Figure 1: Northern portion of Theophilus crater and its ejecta. Crater walls are terraced like most craters of this size. Remnants of the central peak structure are visible. Impact melt formed flat, smooth deposits in the floor of the crater and in the ejecta (white arrows).
(Apollo Image AS16-M-0432 [NASA/JSC/Arizona State University])

It turns out that two of the Apollo missions may have sampled materials ejected by the Theophilus impact vent. Theophilus is roughly 350 km southeast of Tranquillity Base. Apollo 11 mission planners noted that the southern part of Mare Tranquillitatis is crossed by crater rays, at least one of which is thought to be from Theophilus (Beaty and Albee, 1980). It was hoped that materials ejected from the Theophilus impact event might be found at the Apollo 11 landing site, thus enabling lunar scientists to determine when the crater was formed. Lunar sample investigators have since tenatively identified materials consistent with a Theophilus origin amongst the Apollo 11 samples, a conclusion supported by some recent remote sensing investigations of the region (Staid et al., 1996)

Theophilus is also approximately 300km west of the Apollo 16 landing site at Descartes in the central nearside highlands. While almost all of the rocks found at the Apollo 16 landing site are breccias -- rocks composed of other rock and mineral fragments fused together during large impacts -- the findings included several basaltic fragments. These basaltic fragments are most likely debris from nearby impacts. Some of the fragments are enriched in titanium and are thought to originate from multiple impacts in Mare Tranquilitatis (approximately 300 km to the north) (Zeigler et al., 2006). Other fragments have less titanium and are thought to originate from Mare Nectaris and Sinus Asperitatis (approximately 220 km to the east) (Zeigler et al.). The basalts originating from Mare Nectaris and Sinus Asperitatis were probably transported during the Theophilus impact.

These two examples of materials being transported over hundred of kilometers illustrate that rocks and soils collected at the Apollo landing sites are a complex mixture of local materials and those transported during nearby impact processes.
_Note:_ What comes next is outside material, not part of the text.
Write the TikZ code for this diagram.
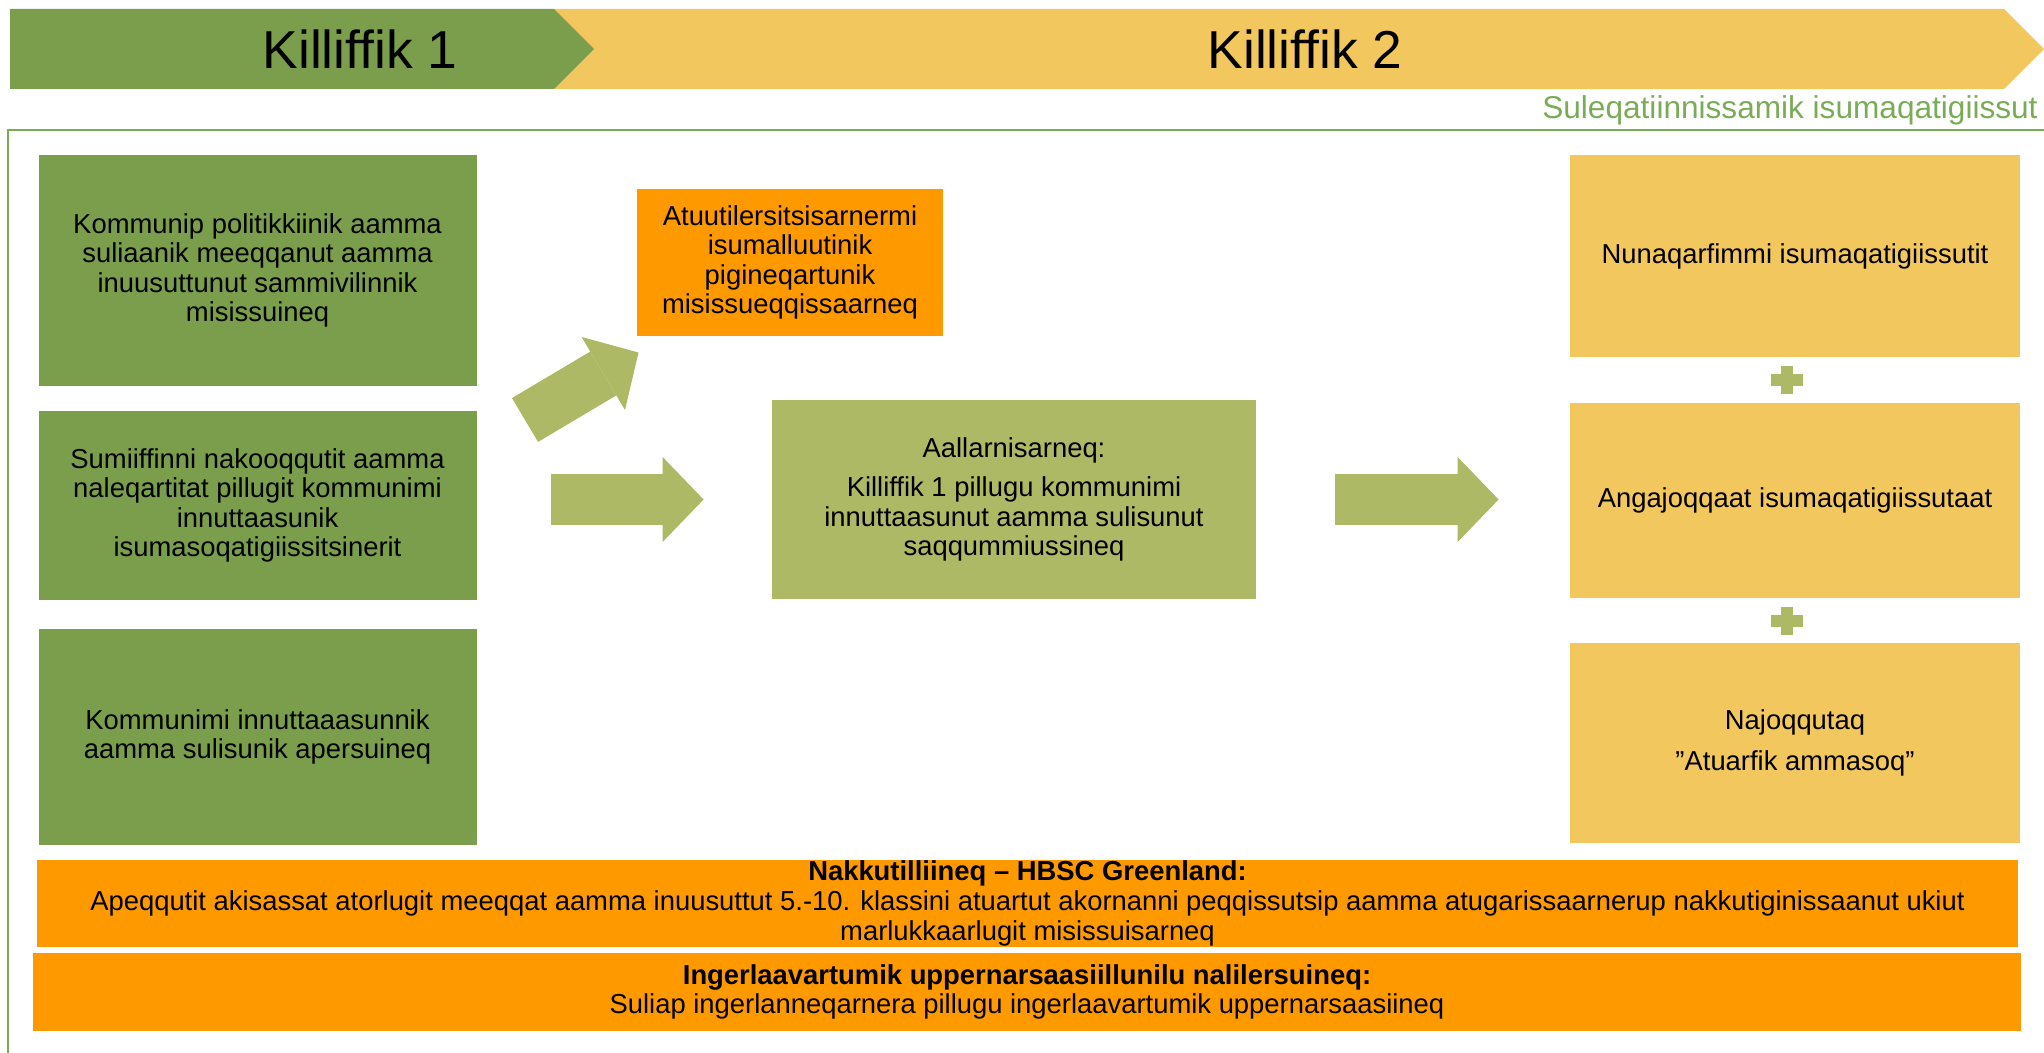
\documentclass[tikz,border=0pt]{standalone}
\usepackage{fontspec}
\setmainfont{Liberation Sans}
\usetikzlibrary{arrows.meta}
\definecolor{darkgreen}{RGB}{122,158,75}
\definecolor{olivegreen}{RGB}{174,185,101}
\definecolor{sandyellow}{RGB}{241,199,94}
\definecolor{brightorange}{RGB}{255,153,0}
\definecolor{framegreen}{RGB}{122,172,88}

\begin{document}
\begin{tikzpicture}[x=0.5pt,y=-0.5pt,
  box/.style={rectangle,inner sep=0pt,align=center,font=\fontsize{13.7}{14.8}\selectfont},
  title/.style={inner sep=0pt,font=\fontsize{26.7}{32}\selectfont},
  blockarrow/.style={draw=olivegreen,line width=25.5pt,-{Triangle[length=20.5pt,width=42.5pt,line width=0pt]}},
  plussign/.style={minimum width=16pt,minimum height=14pt,inner sep=0pt,
    path picture={\fill[olivegreen] ([yshift=-3pt]path picture bounding box.west) rectangle ([yshift=3pt]path picture bounding box.east);
      \fill[olivegreen] ([xshift=-3pt]path picture bounding box.south) rectangle ([xshift=3pt]path picture bounding box.north);}}]
\useasboundingbox (0,0) rectangle (2044,1053);

\fill[sandyellow] (554,9) -- (2004,9) -- (2044,49) -- (2004,89) -- (554,89) -- (594,49) -- cycle;
\fill[darkgreen] (10,9) -- (554,9) -- (594,49) -- (554,89) -- (10,89) -- cycle;
\path (360,49) node[title] (k1) {Killiffik 1};
\path (1305,49) node[title] (k2) {Killiffik 2};
\path (2038,110) node[anchor=east,inner sep=0pt,text=framegreen,font=\fontsize{15.8}{18}\selectfont] (sub) {Suleqatiinnissamik isumaqatigiissut};
\draw[framegreen,line width=1pt] (2044,130) -- (8,130) -- (8,1053);

\path (257.5,270.5) node[box,fill=darkgreen,minimum width=219pt,minimum height=115.5pt] (g1) {Kommunip politikkiinik aamma\\suliaanik meeqqanut aamma\\inuusuttunut sammivilinnik\\misissuineq};
\path (257.5,505.5) node[box,fill=darkgreen,minimum width=219pt,minimum height=94.5pt] (g2) {Sumiiffinni nakooqqutit aamma\\naleqartitat pillugit kommunimi\\innuttaasunik\\isumasoqatigiissitsinerit};
\path (257.5,737) node[box,fill=darkgreen,minimum width=219pt,minimum height=108pt] (g3) {Kommunimi innuttaaasunnik\\aamma sulisunik apersuineq};

\path (790,262.5) node[box,fill=brightorange,minimum width=153pt,minimum height=73.5pt] (warn) {Atuutilersitsisarnermi\\isumalluutinik\\pigineqartunik\\misissueqqissaarneq};
\path (1014,499.5) node[box,fill=olivegreen,minimum width=242pt,minimum height=99.5pt] (aim) {Aallarnisarneq:\\[4.7pt]Killiffik 1 pillugu kommunimi\\innuttaasunut aamma sulisunut\\saqqummiussineq};

\path (1795,256) node[box,fill=sandyellow,minimum width=225pt,minimum height=101pt] (y1) {Nunaqarfimmi isumaqatigiissutit};
\path (1795,500.5) node[box,fill=sandyellow,minimum width=225pt,minimum height=97.5pt] (y2) {Angajoqqaat isumaqatigiissutaat};
\path (1795,743) node[box,fill=sandyellow,minimum width=225pt,minimum height=100pt] (y3) {Najoqqutaq\\[5.7pt]”Atuarfik ammasoq”};
\path (1787,380) node[plussign] (p1) {};
\path (1787,620.5) node[plussign] (p2) {};

\path (1027.5,903.5) node[box,fill=brightorange,minimum width=990.5pt,minimum height=43.5pt] (hbsc) {\textbf{Nakkutilliineq – HBSC Greenland:}\\Apeqqutit akisassat atorlugit meeqqat aamma inuusuttut 5.-10. klassini atuartut akornanni peqqissutsip aamma atugarissaarnerup nakkutiginissaanut ukiut\\marlukkaarlugit misissuisarneq};
\path (1027,992) node[box,fill=brightorange,minimum width=994pt,minimum height=39pt] (eval) {\textbf{Ingerlaavartumik uppernarsaasiillunilu nalilersuineq:}\\Suliap ingerlanneqarnera pillugu ingerlaavartumik uppernarsaasiineq};

\coordinate (dtail) at (525,420);
\draw[blockarrow,shorten >=15.8pt] (dtail) -- (warn);
\draw[blockarrow,shorten <=37pt,shorten >=34pt] (g2.east |- aim) -- (aim.west);
\draw[blockarrow,shorten <=39.5pt,shorten >=35.5pt] (aim.east) -- (aim.east -| y2.west);
\end{tikzpicture}
\end{document}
With so many impact craters on the Moon, materials with different compositions and origins can readily become mixed.

References:

Apollo Over the Moon: A View from Orbit (1978) H. Masursky, G.W. Colton, F. El-Baz, eds. NASA SP-362. http://www.hq.nasa.gov/office/pao/History/SP-362/contents.htm
D. W. Beaty and A. L. Albee (1980) The Geology and Petrology of the Apollo 11 Landing Site. Proceedings of the 11th Lunar and Planetary Science Conference: 23-35.
M. I. Staid, et al. (1996) Mare Tranquillitatis: Basalt emplacement history and relation to lunar samples. J. Geophys. Res., 101:E10, 23,213-23,228.
R. A. Zeigler, et al. (2006) Petrography and Geochemistry of Five New Apollo 16 Mare Basalts and Evidence for Post-Basin Deposition of Basaltic Material at the Site. Meteoritics and Planetary Science, 41: 159-328.